╭──

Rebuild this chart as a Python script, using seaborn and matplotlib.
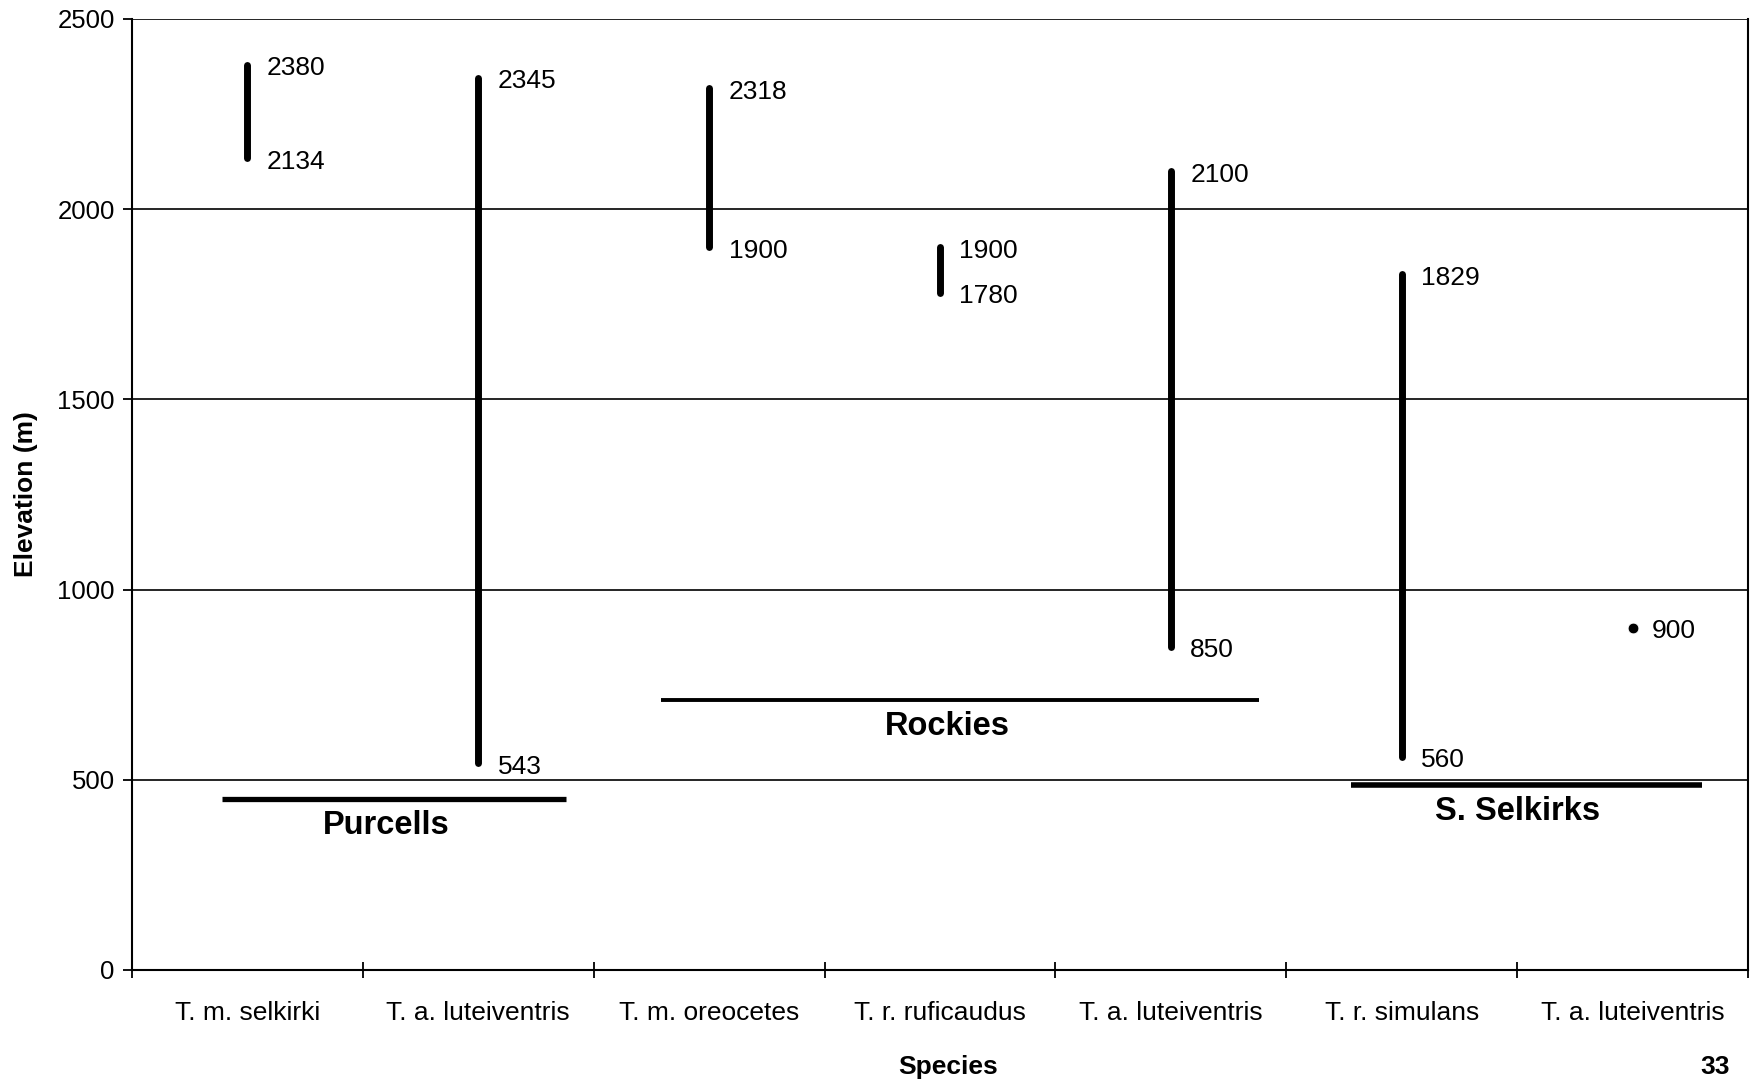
import seaborn as sns
import matplotlib.pyplot as plt
import pandas as pd

# Elevation ranges per species (m)
species = ["T. m. selkirki", "T. a. luteiventris", "T. m. oreocetes", "T. r. ruficaudus",
           "T. a. luteiventris", "T. r. simulans", "T. a. luteiventris"]
low = [2134, 543, 1900, 1780, 850, 560, 900]
high = [2380, 2345, 2318, 1900, 2100, 1829, 900]

# mountain ranges: name, start, end (category positions), line elevation, label elevation
ranges = ["Purcells", "Rockies", "S. Selkirks"]
range_start = [-0.11, 1.79, 4.78]
range_end = [1.38, 4.38, 6.30]
range_elev = [450, 710, 485]
range_width = [3.8, 2.8, 4.0]
label_x = [0.6, 3.03, 5.5]
label_elev = [380, 640, 417]

df = pd.DataFrame({"pos": range(len(species)), "species": species, "low": low, "high": high})

sns.set_style("white", {"text.color": "black", "axes.labelcolor": "black",
                        "xtick.color": "black", "ytick.color": "black"})
plt.rcParams["font.family"] = ["Liberation Sans", "DejaVu Sans"]

fig = plt.figure(figsize=(17.58, 10.85), dpi=100)
ax = fig.add_axes([0.0751, 0.106, 0.9192, 0.8765])

# vertical elevation ranges
ranged = df[df["low"] != df["high"]]
ax.vlines(ranged["pos"], ranged["low"], ranged["high"], color="black", lw=5, capstyle="round")
single = df[df["low"] == df["high"]]
sns.scatterplot(data=single, x="pos", y="low", color="black", s=60, ax=ax, legend=False, zorder=3)

for _, r in df.iterrows():
    vals = [r["low"]] if r["low"] == r["high"] else [r["low"], r["high"]]
    for v in vals:
        ax.annotate(str(v), (r["pos"], v), xytext=(14, -2.5), textcoords="offset points",
                    ha="left", va="center", fontsize=19)

for name, x0, x1, e, w, lx, le in zip(ranges, range_start, range_end, range_elev, range_width, label_x, label_elev):
    ax.hlines(e, x0, x1, color="black", lw=w)
    ax.text(lx, le, name, ha="center", va="center", fontsize=23.5, fontweight="bold")

ax.set_xlim(-0.5, 6.5)
ax.set_ylim(0, 2500)
ax.set_yticks(range(0, 2501, 500))
ax.yaxis.grid(True, color="black", lw=1.2)
ax.set_axisbelow(True)

ax.set_xticks([i - 0.5 for i in range(len(species) + 1)])
ax.set_xticklabels([])
ax.set_xticks(range(len(species)), minor=True)
ax.set_xticklabels(species, minor=True, fontsize=19)
ax.tick_params(axis="x", which="major", direction="inout", length=12, width=1.3, bottom=True)
ax.tick_params(axis="x", which="minor", length=0, pad=22)
ax.tick_params(axis="y", direction="out", length=6.5, width=1.3, left=True, labelsize=18.5, pad=6)

for s in ax.spines.values():
    s.set_color("black")
    s.set_linewidth(1.5)
ax.spines["top"].set_visible(False)

ax.set_xlabel("")
ax.set_ylabel("Elevation (m)", fontsize=19, fontweight="bold")
ax.yaxis.set_label_coords(-0.058, 0.5)
fig.text(948 / 1758, 1 - 1067 / 1085, "Species", ha="center", va="center", fontsize=19, fontweight="bold")
fig.text(1715 / 1758, 1 - 1067 / 1085, "33", ha="center", va="center", fontsize=19, fontweight="bold")

plt.savefig("out.png", dpi=100)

╰──

* AIM
Write the lines above out again exactly, without any of their pictures.

* REPLY TO THE TASK
Rebuild this chart as a Python script, using seaborn and matplotlib.
import seaborn as sns
import matplotlib.pyplot as plt
import pandas as pd

# Elevation ranges per species (m)
species = ["T. m. selkirki", "T. a. luteiventris", "T. m. oreocetes", "T. r. ruficaudus",
           "T. a. luteiventris", "T. r. simulans", "T. a. luteiventris"]
low = [2134, 543, 1900, 1780, 850, 560, 900]
high = [2380, 2345, 2318, 1900, 2100, 1829, 900]

# mountain ranges: name, start, end (category positions), line elevation, label elevation
ranges = ["Purcells", "Rockies", "S. Selkirks"]
range_start = [-0.11, 1.79, 4.78]
range_end = [1.38, 4.38, 6.30]
range_elev = [450, 710, 485]
range_width = [3.8, 2.8, 4.0]
label_x = [0.6, 3.03, 5.5]
label_elev = [380, 640, 417]

df = pd.DataFrame({"pos": range(len(species)), "species": species, "low": low, "high": high})

sns.set_style("white", {"text.color": "black", "axes.labelcolor": "black",
                        "xtick.color": "black", "ytick.color": "black"})
plt.rcParams["font.family"] = ["Liberation Sans", "DejaVu Sans"]

fig = plt.figure(figsize=(17.58, 10.85), dpi=100)
ax = fig.add_axes([0.0751, 0.106, 0.9192, 0.8765])

# vertical elevation ranges
ranged = df[df["low"] != df["high"]]
ax.vlines(ranged["pos"], ranged["low"], ranged["high"], color="black", lw=5, capstyle="round")
single = df[df["low"] == df["high"]]
sns.scatterplot(data=single, x="pos", y="low", color="black", s=60, ax=ax, legend=False, zorder=3)

for _, r in df.iterrows():
    vals = [r["low"]] if r["low"] == r["high"] else [r["low"], r["high"]]
    for v in vals:
        ax.annotate(str(v), (r["pos"], v), xytext=(14, -2.5), textcoords="offset points",
                    ha="left", va="center", fontsize=19)

for name, x0, x1, e, w, lx, le in zip(ranges, range_start, range_end, range_elev, range_width, label_x, label_elev):
    ax.hlines(e, x0, x1, color="black", lw=w)
    ax.text(lx, le, name, ha="center", va="center", fontsize=23.5, fontweight="bold")

ax.set_xlim(-0.5, 6.5)
ax.set_ylim(0, 2500)
ax.set_yticks(range(0, 2501, 500))
ax.yaxis.grid(True, color="black", lw=1.2)
ax.set_axisbelow(True)

ax.set_xticks([i - 0.5 for i in range(len(species) + 1)])
ax.set_xticklabels([])
ax.set_xticks(range(len(species)), minor=True)
ax.set_xticklabels(species, minor=True, fontsize=19)
ax.tick_params(axis="x", which="major", direction="inout", length=12, width=1.3, bottom=True)
ax.tick_params(axis="x", which="minor", length=0, pad=22)
ax.tick_params(axis="y", direction="out", length=6.5, width=1.3, left=True, labelsize=18.5, pad=6)

for s in ax.spines.values():
    s.set_color("black")
    s.set_linewidth(1.5)
ax.spines["top"].set_visible(False)

ax.set_xlabel("")
ax.set_ylabel("Elevation (m)", fontsize=19, fontweight="bold")
ax.yaxis.set_label_coords(-0.058, 0.5)
fig.text(948 / 1758, 1 - 1067 / 1085, "Species", ha="center", va="center", fontsize=19, fontweight="bold")
fig.text(1715 / 1758, 1 - 1067 / 1085, "33", ha="center", va="center", fontsize=19, fontweight="bold")

plt.savefig("out.png", dpi=100)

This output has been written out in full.